Moogfesters ambling along Mangum Street on Saturday afternoon might have noticed a small cluster of bodies outside Durham City Hall. They weren’t watching an impromptu synthesizer performance or listening to a talk about the future of cyborgs. Instead, they were there to hear Shanika Biggs speak.
Biggs’s twenty-one-year-old son, La’Vante, was killed by Durham police officers last September. Clearly suicidal and holding what was later revealed to be a BB gun, Biggs was shot following negotiations with DPD officers that lasted about fifty minutes. At various points, he set his gun on the ground, once for as long as three minutes. Ultimately, four officers fired a total of twelve shots at Biggs, five of which entered his body.
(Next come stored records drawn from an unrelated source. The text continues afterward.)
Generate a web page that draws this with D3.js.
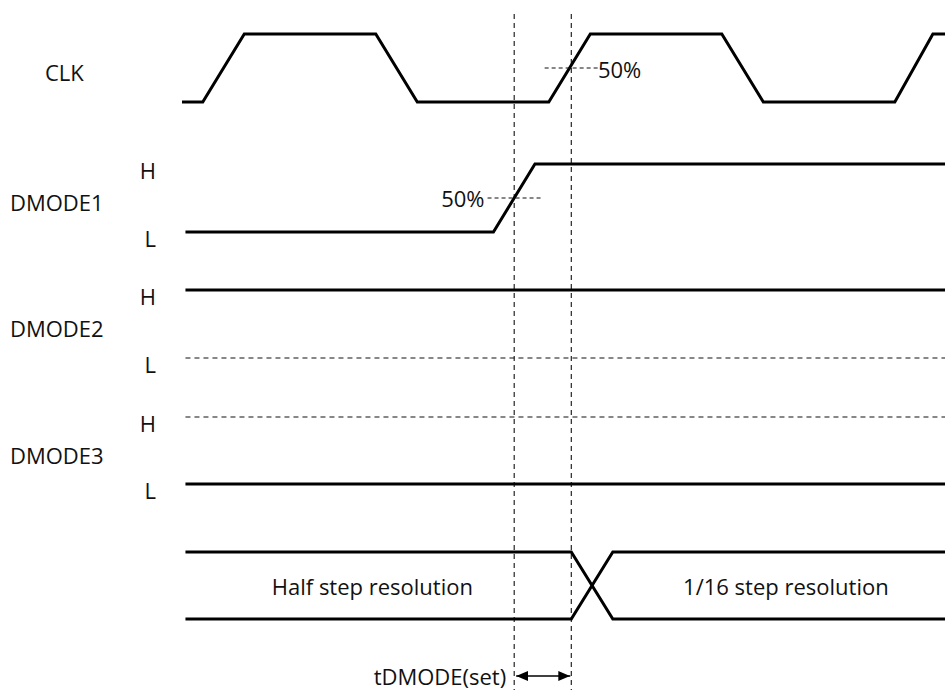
<!DOCTYPE html>
<html>
<head>
<meta charset="utf-8">
<script src="https://cdn.jsdelivr.net/npm/d3@7"></script>
<style>
html,body{margin:0;padding:0;background:#fff;}
svg{display:block;}
text{font-family:"Open Sans","Noto Sans",sans-serif;fill:#111;}
</style>
</head>
<body>
<svg id="chart" width="945" height="690"></svg>
<script>
// ---- data (time units, logic levels 1 = H, 0 = L) ----
const signalNames = ["CLK", "DMODE1", "DMODE2", "DMODE3", "MODE"];
const clkTimes  = [0, 6, 18, 56, 68, 106, 118, 156, 168, 206, 217, 220.5];
const clkLevels = [0, 0, 1, 1, 0, 0, 1, 1, 0, 0, 1, 1];
const dmode1Times  = [1, 90, 102, 220.5];
const dmode1Levels = [0, 0, 1, 1];
const dmode2Times  = [1, 220.5];
const dmode2Levels = [1, 1];
const dmode3Times  = [1, 220.5];
const dmode3Levels = [0, 0];
const busTimes = [1, 112.5, 124.5, 220.5];
const busLabels = ["Half step resolution", "1/16 step resolution"];
const levelLabels = ["H", "L"];
const dmode1Mid = 96;      // DMODE1 50% crossing
const clkMid = 112.5;      // CLK 50% crossing
const markerHalf = 7.7;    // half-length of 50% reference dashes
const timingLabel = "tDMODE(set)";
const pctLabel = "50%";

// ---- layout ----
const W = 945, H = 690;
const svg = d3.select("#chart");
const x = d3.scaleLinear().domain([0, 220.5]).range([182, 945]);
const rowHigh = {CLK: 34, DMODE1: 164, DMODE2: 290, DMODE3: 417, MODE: 552};
const rowLow  = {CLK: 102, DMODE1: 232, DMODE2: 358, DMODE3: 484, MODE: 619};
const yOf = name => d3.scaleLinear().domain([0, 1]).range([rowLow[name], rowHigh[name]]);

const line = (name) => d3.line().x(d => x(d[0])).y(d => yOf(name)(d[1]));
const zip = (a, b) => a.map((v, i) => [v, b[i]]);

function solid(path, name) {
  svg.append("path").attr("d", line(name)(path))
    .attr("fill", "none").attr("stroke", "#000").attr("stroke-width", 3)
    .attr("stroke-linejoin", "miter").attr("stroke-linecap", "butt");
}
function dashed(path, name, dash) {
  svg.append("path").attr("d", line(name)(path))
    .attr("fill", "none").attr("stroke", "#111").attr("stroke-width", 1.1)
    .attr("stroke-dasharray", dash || "5,4");
}

// vertical reference lines
[dmode1Mid, clkMid].forEach(t => {
  svg.append("line").attr("x1", x(t)).attr("x2", x(t)).attr("y1", 14).attr("y2", H)
    .attr("stroke", "#111").attr("stroke-width", 1.1).attr("stroke-dasharray", "5,4");
});

// waveforms
solid(zip(clkTimes, clkLevels), "CLK");
solid(zip(dmode1Times, dmode1Levels), "DMODE1");
solid(zip(dmode2Times, dmode2Levels), "DMODE2");
dashed(zip(dmode2Times, dmode2Levels.map(v => 1 - v)), "DMODE2");
solid(zip(dmode3Times, dmode3Levels), "DMODE3");
dashed(zip(dmode3Times, dmode3Levels.map(v => 1 - v)), "DMODE3");

// bus (two rails crossing)
solid([[busTimes[0], 1], [busTimes[1], 1], [busTimes[2], 0], [busTimes[3], 0]], "MODE");
solid([[busTimes[0], 0], [busTimes[1], 0], [busTimes[2], 1], [busTimes[3], 1]], "MODE");

// 50% markers
dashed([[clkMid - markerHalf, 0.5], [clkMid + markerHalf, 0.5]], "CLK", "4,3");
dashed([[dmode1Mid - markerHalf, 0.5], [dmode1Mid + markerHalf, 0.5]], "DMODE1", "4,3");
const fs = 22;
svg.append("text").attr("x", x(clkMid + markerHalf)).attr("y", yOf("CLK")(0.5) + 1)
  .attr("dominant-baseline", "central").attr("font-size", fs).text(pctLabel);
svg.append("text").attr("x", x(dmode1Mid - markerHalf) - 3).attr("y", yOf("DMODE1")(0.5))
  .attr("dominant-baseline", "central").attr("text-anchor", "end").attr("font-size", fs).text(pctLabel);

// signal labels
const nameX = {CLK: 45, DMODE1: 10, DMODE2: 10, DMODE3: 10};
signalNames.slice(0, 4).forEach(n => {
  svg.append("text").attr("x", nameX[n]).attr("y", yOf(n)(0.5) + 4)
    .attr("dominant-baseline", "central").attr("font-size", fs).text(n);
});
signalNames.slice(1, 4).forEach(n => {
  [1, 0].forEach((lv, i) => {
    svg.append("text").attr("x", 156).attr("y", yOf(n)(lv) + 6)
      .attr("dominant-baseline", "central").attr("text-anchor", "end")
      .attr("font-size", fs).text(levelLabels[i]);
  });
});

// bus labels
svg.append("text").attr("x", x((busTimes[0] + busTimes[1]) / 2) - 6).attr("y", yOf("MODE")(0.5))
  .attr("dominant-baseline", "central").attr("text-anchor", "middle").attr("font-size", fs).text(busLabels[0]);
svg.append("text").attr("x", x((busTimes[2] + busTimes[3]) / 2) + 7).attr("y", yOf("MODE")(0.5))
  .attr("dominant-baseline", "central").attr("text-anchor", "middle").attr("font-size", fs).text(busLabels[1]);

// timing arrow
const defs = svg.append("defs");
["start", "end"].forEach(k => {
  defs.append("marker").attr("id", "arr-" + k)
    .attr("viewBox", "0 0 12 10").attr("refX", k === "end" ? 12 : 0).attr("refY", 5)
    .attr("markerWidth", 12).attr("markerHeight", 10).attr("markerUnits", "userSpaceOnUse")
    .attr("orient", "auto")
    .append("path").attr("d", k === "end" ? "M0,0 L12,5 L0,10 Z" : "M12,0 L0,5 L12,10 Z")
    .attr("fill", "#000");
});
const arrowY = 676;
svg.append("line").attr("x1", x(dmode1Mid) + 2).attr("x2", x(clkMid) - 1)
  .attr("y1", arrowY).attr("y2", arrowY).attr("stroke", "#000").attr("stroke-width", 1.5)
  .attr("marker-start", "url(#arr-start)").attr("marker-end", "url(#arr-end)");
svg.append("text").attr("x", x(dmode1Mid) - 8).attr("y", arrowY)
  .attr("dominant-baseline", "central").attr("text-anchor", "end").attr("font-size", fs).text(timingLabel);
</script>
</body>
</html>
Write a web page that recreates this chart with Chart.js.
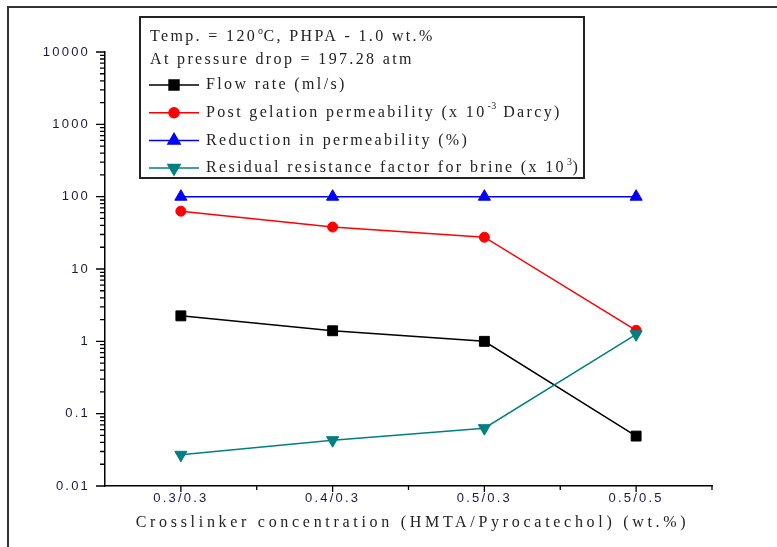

Last Tuesday, Durham County District Attorney Roger Echols announced that, following a review of the State Bureau of Investigation’s file on Biggs’s death, no charges would be filed. “There is no evidence … that rises to willful, malicious, or criminally negligent conduct by law enforcement or that the use of force by law enforcement was unreasonable or excessive,” was the official word.
The DPD also conducted its own investigation, and on Thursday the city council and city manager Tom Bonfield met in a closed session to discuss the extent to which that investigation might be made public.
“While we appreciate this step toward transparency, we do not view this as accountability for what happened,” Shanika Biggs said on Saturday, flanked by La’Vante’s father, Tyrone Ruffin, and several representatives from the NAACP.
Council member Jillian Johnson says that, although both investigations concluded that officers did nothing illegal or against policy, “we need to have a better infrastructure in place for police responding to mental health crises.”
On May 28, at 6:30 p.m., the Biggs family will gather again, at East Durham Park at 2500 E Main Street in downtown Durham, for a remembrance of La’Vante. He would have turned twenty-two on May 27.
“If the decision is that no law or policy was broken in this instance,” Shanika Biggs said, “then it is clear that something needs to change.”